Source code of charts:

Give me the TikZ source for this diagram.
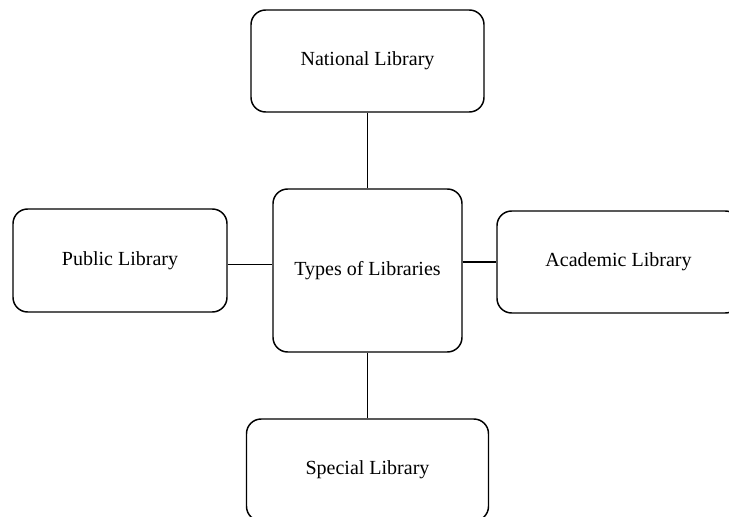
\documentclass[tikz,border=0pt]{standalone}
\usepackage{fontspec}
\setmainfont{Liberation Serif}

\tikzset{
  libbox/.style={shape=rectangle,draw,rounded corners=11pt,line width=1.1pt,
    inner sep=0pt,font=\fontsize{15}{18}\selectfont},
  link/.style={line width=0.8pt}
}

\begin{document}
\begin{tikzpicture}[x=0.75pt,y=-0.75pt]
\useasboundingbox (0,0) rectangle (729,517);
\node[libbox,minimum width=189*0.75pt,minimum height=163*0.75pt] (types) at (367.5,270.5) {Types of Libraries};
\node[libbox,minimum width=233*0.75pt,minimum height=102*0.75pt] (national) at (367.5,61) {National Library};
\node[libbox,minimum width=214*0.75pt,minimum height=103*0.75pt] (public) at (120,260.5) {Public Library};
\node[libbox,minimum width=243*0.75pt,minimum height=102*0.75pt] (academic) at (618.5,262) {Academic Library};
\node[libbox,minimum width=242*0.75pt,minimum height=102*0.75pt] (special) at (367.5,470) {Special Library};
\draw[link] (national) -- (types);
\draw[link] (types) -- (special);
\draw[link] ([yshift=-3pt]public.east) -- ([yshift=-3pt]public.east -| types.west);
\draw[link] (academic.west -| types.east) -- (academic.west);
\end{tikzpicture}
\end{document}
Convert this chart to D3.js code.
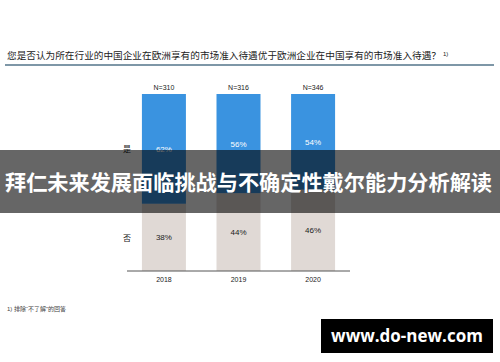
<!DOCTYPE html>
<html><head><meta charset="utf-8">
<script src="https://cdn.jsdelivr.net/npm/d3@7"></script>
<style>body{margin:0;background:#fff}svg{display:block}</style>
</head><body>
<svg id="c" width="500" height="362"></svg>
<script>
const years = ["2018", "2019", "2020"];
const nLabels = ["N=310", "N=316", "N=346"];
const yesVals = [62, 56, 54];
const noVals = [38, 44, 46];
const seriesNames = ["是", "否"];
const titleText = "您是否认为所在行业的中国企业在欧洲享有的市场准入待遇优于欧洲企业在中国享有的市场准入待遇？";
const footText = "1) 排除\u201C不了解\u201D的回答";
const overlayText = "拜仁未来发展面临挑战与不确定性戴尔能力分析解读";
const watermark = "www.do-new.com";

const svg = d3.select("#c");
const font = "'Liberation Sans', 'Noto Sans CJK SC', sans-serif";

// title
const t = svg.append("text").attr("x", 7).attr("y", 59).attr("font-family", font)
  .attr("font-size", 9.3).attr("fill", "#222");
t.append("tspan").attr("textLength", 434).attr("lengthAdjust", "spacingAndGlyphs").text(titleText);
t.append("tspan").attr("font-size", 6).attr("dx", 2).attr("dy", -3).text("1)");
svg.append("line").attr("x1", 5).attr("x2", 494).attr("y1", 65).attr("y2", 65)
  .attr("stroke", "#7e97a7").attr("stroke-width", 2);

const x = d3.scaleBand().domain(years).range([127, 350]).paddingInner(0.41).paddingOuter(0.2);
const y = d3.scaleLinear().domain([0, 100]).range([271, 94]);

const g = svg.append("g");
years.forEach((yr, i) => {
  const x0 = x(yr), w = x.bandwidth();
  g.append("rect").attr("x", x0).attr("width", w).attr("y", y(noVals[i])).attr("height", y(0) - y(noVals[i])).attr("fill", "#e0d9d5");
  g.append("rect").attr("x", x0).attr("width", w).attr("y", y(100)).attr("height", y(noVals[i]) - y(100)).attr("fill", "#3a93e0");
  g.append("text").attr("x", x0 + w / 2).attr("y", (y(100) + y(noVals[i])) / 2 + 3).attr("text-anchor", "middle")
    .attr("font-family", font).attr("font-size", 8).attr("fill", "#fff").text(yesVals[i] + "%");
  g.append("text").attr("x", x0 + w / 2).attr("y", (y(0) + y(noVals[i])) / 2 + 3).attr("text-anchor", "middle")
    .attr("font-family", font).attr("font-size", 8).attr("fill", "#222").text(noVals[i] + "%");
  g.append("text").attr("x", x0 + w / 2).attr("y", y(100) - 4).attr("text-anchor", "middle")
    .attr("font-family", font).attr("font-size", 7).attr("fill", "#222").text(nLabels[i]);
});

const ax = svg.append("g").attr("transform", "translate(0,271)")
  .call(d3.axisBottom(x).tickSize(0).tickPadding(6));
ax.select(".domain").attr("stroke", "#555").attr("d", "M127,0H350");
ax.selectAll("text").attr("font-family", font).attr("font-size", 7).attr("fill", "#222");

// series labels
svg.append("text").attr("x", 131).attr("y", (y(100) + y(noVals[0])) / 2 + 3).attr("text-anchor", "end")
  .attr("font-family", font).attr("font-size", 8).attr("fill", "#222").text(seriesNames[0]);
svg.append("text").attr("x", 131).attr("y", (y(0) + y(noVals[0])) / 2 + 4).attr("text-anchor", "end")
  .attr("font-family", font).attr("font-size", 8).attr("fill", "#222").text(seriesNames[1]);

// footnote
svg.append("text").attr("x", 7).attr("y", 311).attr("font-family", font)
  .attr("font-size", 6).attr("fill", "#444").text(footText);

// overlay band
svg.append("rect").attr("x", 0).attr("y", 150).attr("width", 500).attr("height", 63).attr("fill", "rgba(0,0,0,0.6)");
svg.append("text").attr("x", 5).attr("y", 190)
  .attr("font-family", "'Noto Sans CJK SC', sans-serif").attr("font-weight", "bold")
  .attr("font-size", 21).attr("textLength", 487).attr("lengthAdjust", "spacingAndGlyphs")
  .attr("fill", "#fff").text(overlayText);

// watermark
svg.append("rect").attr("x", 321).attr("y", 319).attr("width", 172).attr("height", 34).attr("fill", "#000");
svg.append("text").attr("x", 407).attr("y", 342).attr("text-anchor", "middle")
  .attr("font-family", "'Open Sans', 'DejaVu Sans', sans-serif").attr("font-weight", "bold")
  .attr("font-size", 17).attr("fill", "#fff").text(watermark);
</script>
</body></html>
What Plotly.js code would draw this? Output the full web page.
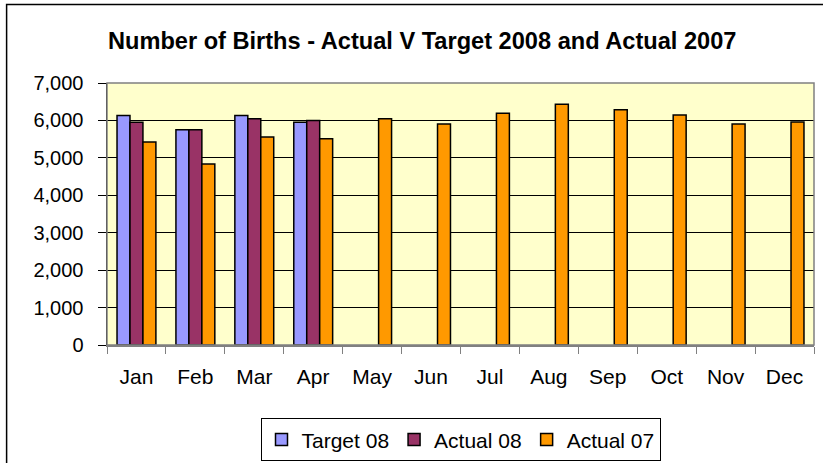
<!DOCTYPE html>
<html><head><meta charset="utf-8">
<script src="https://cdn.plot.ly/plotly-3.0.1.min.js"></script>
<style>html,body{margin:0;padding:0;background:#fff}#c{width:823px;height:463px}</style>
</head><body><div id="c"></div>
<script>
const months = ["Jan","Feb","Mar","Apr","May","Jun","Jul","Aug","Sep","Oct","Nov","Dec"];
const target08 = [6135, 5750, 6135, 5950, null, null, null, null, null, null, null, null];
const actual08 = [5950, 5750, 6045, 5995, null, null, null, null, null, null, null, null];
const actual07 = [5425, 4835, 5555, 5510, 6045, 5905, 6190, 6430, 6285, 6145, 5905, 5955];
const yTicks = [0,1000,2000,3000,4000,5000,6000,7000];
const yTickText = ["0","1,000","2,000","3,000","4,000","5,000","6,000","7,000"];

const line = {color:"#000", width:1.5};
const traces = [
  {type:"bar", name:"Target 08", x:months, y:target08, marker:{color:"#9999FF", line:line}},
  {type:"bar", name:"Actual 08", x:months, y:actual08, marker:{color:"#993366", line:line}},
  {type:"bar", name:"Actual 07", x:months, y:actual07, marker:{color:"#FF9900", line:line}}
];
const font = "Liberation Sans, Arial, sans-serif";
const layout = {
  width:823, height:463,
  margin:{l:107, r:9, t:83, b:118, autoexpand:false},
  paper_bgcolor:"#fff", plot_bgcolor:"#FFFFCC",
  barmode:"group", bargap:0.34, bargroupgap:0,
  showlegend:true,
  font:{family:font, size:20, color:"#000"},
  title:{text:"<b>Number of Births - Actual V Target 2008 and Actual 2007</b>",
         font:{family:font, size:23.6, color:"#000"}, x:0.513, xanchor:"center", y:0.913, yanchor:"middle"},
  xaxis:{type:"category", tickson:"boundaries", ticks:"outside", ticklen:7, tickcolor:"#808080",
         showline:true, linecolor:"#808080", linewidth:1.5, showgrid:false,
         ticklabelstandoff:12, tickfont:{family:font, size:21}},
  yaxis:{range:[0,7000], tickvals:yTicks, ticktext:yTickText, ticks:"outside", ticklen:8, tickcolor:"#000",
         showline:true, linecolor:"#000", linewidth:1.5, gridcolor:"#000", gridwidth:1,
         zeroline:false, ticklabelstandoff:10, tickfont:{family:font, size:20}, fixedrange:true},
  legend:{orientation:"h", x:0.5, xanchor:"center", y:-0.28, yanchor:"top",
          bordercolor:"#000", borderwidth:1, bgcolor:"#fff",
          font:{family:font, size:21}, tracegroupgap:0},
  shapes:[
    {type:"rect", xref:"paper", yref:"paper", x0:0, x1:1, y0:0, y1:1, line:{color:"#808080", width:1.5}, layer:"above"},
    {type:"rect", xref:"paper", yref:"paper", x0:-0.142, x1:1.02, y0:-0.5, y1:1.3, line:{color:"#000", width:1.5}}
  ]
};
Plotly.newPlot("c", traces, layout, {displayModeBar:false, staticPlot:true});
</script></body></html>
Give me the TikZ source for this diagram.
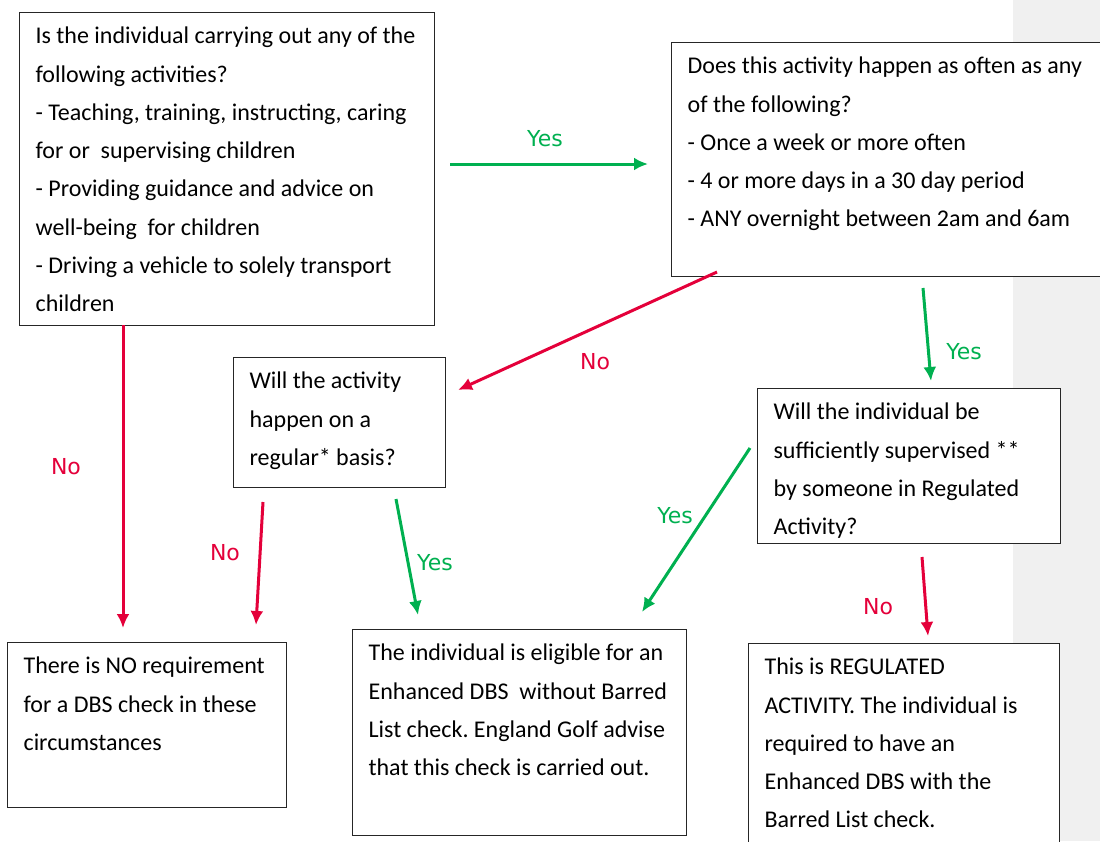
\documentclass[tikz,border=0pt]{standalone}
\usepackage{fontspec}
\setmainfont{Carlito}
\newfontfamily\lblfont{DejaVu Sans}
\usetikzlibrary{arrows.meta}
\definecolor{yesgreen}{RGB}{0,176,80}
\definecolor{nored}{RGB}{228,0,58}
\definecolor{sidegray}{RGB}{240,240,240}
\newcommand{\boxtext}[3]{\parbox[t][#2][t]{#1}{\frenchspacing\raggedright\leftskip=16pt #3}}

\begin{document}
\begin{tikzpicture}[x=1pt, y=-1pt,
		qbox/.style={draw=black!85, line width=1.2pt, fill=white, anchor=north west, inner xsep=0pt, inner ysep=14.5pt, font=\fontsize{24}{38.3}\selectfont},
		yesarrow/.style={draw=yesgreen, line width=3pt, -{Latex[length=14pt,width=13pt]}},
		noarrow/.style={draw=nored, line width=3pt, -{Latex[length=14pt,width=13pt]}},
		yeslabel/.style={text=yesgreen, inner sep=0pt, font=\lblfont\fontsize{22}{26}\selectfont},
		nolabel/.style={text=nored, inner sep=0pt, font=\lblfont\fontsize{22}{26}\selectfont}]
		%%%%% START %%%%%
		
		\useasboundingbox (0,0) rectangle (1100,841);
		\clip (0,0) rectangle (1100,841);
		\fill[sidegray] (1013,0) rectangle (1100,841);
		
		% questions
		\node[qbox] (q1) at (19,12) {\boxtext{415pt}{284pt}{Is the individual carrying out any of the\\following activities?\\- Teaching, training, instructing, caring\\for or~ supervising children\\- Providing guidance and advice on\\well-being~ for children\\- Driving a vehicle to solely transport\\children}};
		\node[qbox] (q2) at (671,42) {\boxtext{440pt}{205pt}{Does this activity happen as often as any\\of the following?\\- Once a week or more often\\- 4 or more days in a 30 day period\\- ANY overnight between 2am and 6am}};
		\node[qbox] (q3) at (233,357) {\boxtext{212pt}{101pt}{Will the activity\\happen on a\\regular* basis?}};
		\node[qbox] (q4) at (757,388) {\boxtext{303pt}{126pt}{Will the individual be\\sufficiently supervised **\\by someone in Regulated\\Activity?}};
		
		% outcomes
		\node[qbox] (r1) at (7,642) {\boxtext{279pt}{136pt}{There is NO requirement\\for a DBS check in these\\circumstances}};
		\node[qbox] (r2) at (352,629) {\boxtext{334pt}{177pt}{The individual is eligible for an\\Enhanced DBS~ without Barred\\List check. England Golf advise\\that this check is carried out.}};
		\node[qbox] (r3) at (748,643) {\boxtext{311pt}{180pt}{This is REGULATED\\ACTIVITY. The individual is\\required to have an\\Enhanced DBS with the\\Barred List check.}};
		
		% arrow ends
		\coordinate (a1s) at (450,164);
		\coordinate (a1e) at (648,164);
		\coordinate (a2s) at (717,272);
		\coordinate (a2e) at (458,390);
		\coordinate (a3s) at (923,288);
		\coordinate (a3e) at (931,381);
		\coordinate (a4s) at (123,325);
		\coordinate (a4e) at (123,628);
		\coordinate (a5s) at (263,502);
		\coordinate (a5e) at (256,625);
		\coordinate (a6s) at (396,499);
		\coordinate (a6e) at (418,615);
		\coordinate (a7s) at (750,448);
		\coordinate (a7e) at (642,612);
		\coordinate (a8s) at (922,557);
		\coordinate (a8e) at (928,636);
		
		\draw[yesarrow] (a1s) -- (a1e);
		\draw[noarrow] (a2s) -- (a2e);
		\draw[yesarrow] (a3s) -- (a3e);
		\draw[noarrow] (a4s) -- (a4e);
		\draw[noarrow] (a5s) -- (a5e);
		\draw[yesarrow] (a6s) -- (a6e);
		\draw[yesarrow] (a7s) -- (a7e);
		\draw[noarrow] (a8s) -- (a8e);
		
		% labels
		\node[yeslabel] (l1) at (545,139) {Yes};
		\node[nolabel] (l2) at (595,362) {No};
		\node[yeslabel] (l3) at (964,352) {Yes};
		\node[nolabel] (l4) at (66,467) {No};
		\node[nolabel] (l5) at (225,553) {No};
		\node[yeslabel] (l6) at (435,563) {Yes};
		\node[yeslabel] (l7) at (675,516) {Yes};
		\node[nolabel] (l8) at (878,607) {No};
		
		%%%%% END %%%%%
	\end{tikzpicture}
\end{document}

THE REQUEST
Pictures excluded, repeat exactly the lines from the top of the material through the line with "Sans', 'Noto Sans", including both of those lines.

OUTPUT FOR THIS EXERCISE
Give me the TikZ source for this diagram.
\documentclass[tikz,border=0pt]{standalone}
\usepackage{fontspec}
\setmainfont{Liberation Serif}

\tikzset{
  libbox/.style={shape=rectangle,draw,rounded corners=11pt,line width=1.1pt,
    inner sep=0pt,font=\fontsize{15}{18}\selectfont},
  link/.style={line width=0.8pt}
}

\begin{document}
\begin{tikzpicture}[x=0.75pt,y=-0.75pt]
\useasboundingbox (0,0) rectangle (729,517);
\node[libbox,minimum width=189*0.75pt,minimum height=163*0.75pt] (types) at (367.5,270.5) {Types of Libraries};
\node[libbox,minimum width=233*0.75pt,minimum height=102*0.75pt] (national) at (367.5,61) {National Library};
\node[libbox,minimum width=214*0.75pt,minimum height=103*0.75pt] (public) at (120,260.5) {Public Library};
\node[libbox,minimum width=243*0.75pt,minimum height=102*0.75pt] (academic) at (618.5,262) {Academic Library};
\node[libbox,minimum width=242*0.75pt,minimum height=102*0.75pt] (special) at (367.5,470) {Special Library};
\draw[link] (national) -- (types);
\draw[link] (types) -- (special);
\draw[link] ([yshift=-3pt]public.east) -- ([yshift=-3pt]public.east -| types.west);
\draw[link] (academic.west -| types.east) -- (academic.west);
\end{tikzpicture}
\end{document}
Convert this chart to D3.js code.
<!DOCTYPE html>
<html><head><meta charset="utf-8">
<script src="https://cdn.jsdelivr.net/npm/d3@7"></script>
<style>body{margin:0;background:#fff}svg{display:block}</style>
</head><body>
<svg id="c" width="500" height="362"></svg>
<script>
const years = ["2018", "2019", "2020"];
const nLabels = ["N=310", "N=316", "N=346"];
const yesVals = [62, 56, 54];
const noVals = [38, 44, 46];
const seriesNames = ["是", "否"];
const titleText = "您是否认为所在行业的中国企业在欧洲享有的市场准入待遇优于欧洲企业在中国享有的市场准入待遇？";
const footText = "1) 排除\u201C不了解\u201D的回答";
const overlayText = "拜仁未来发展面临挑战与不确定性戴尔能力分析解读";
const watermark = "www.do-new.com";

const svg = d3.select("#c");
const font = "'Liberation Sans', 'Noto Sans CJK SC', sans-serif";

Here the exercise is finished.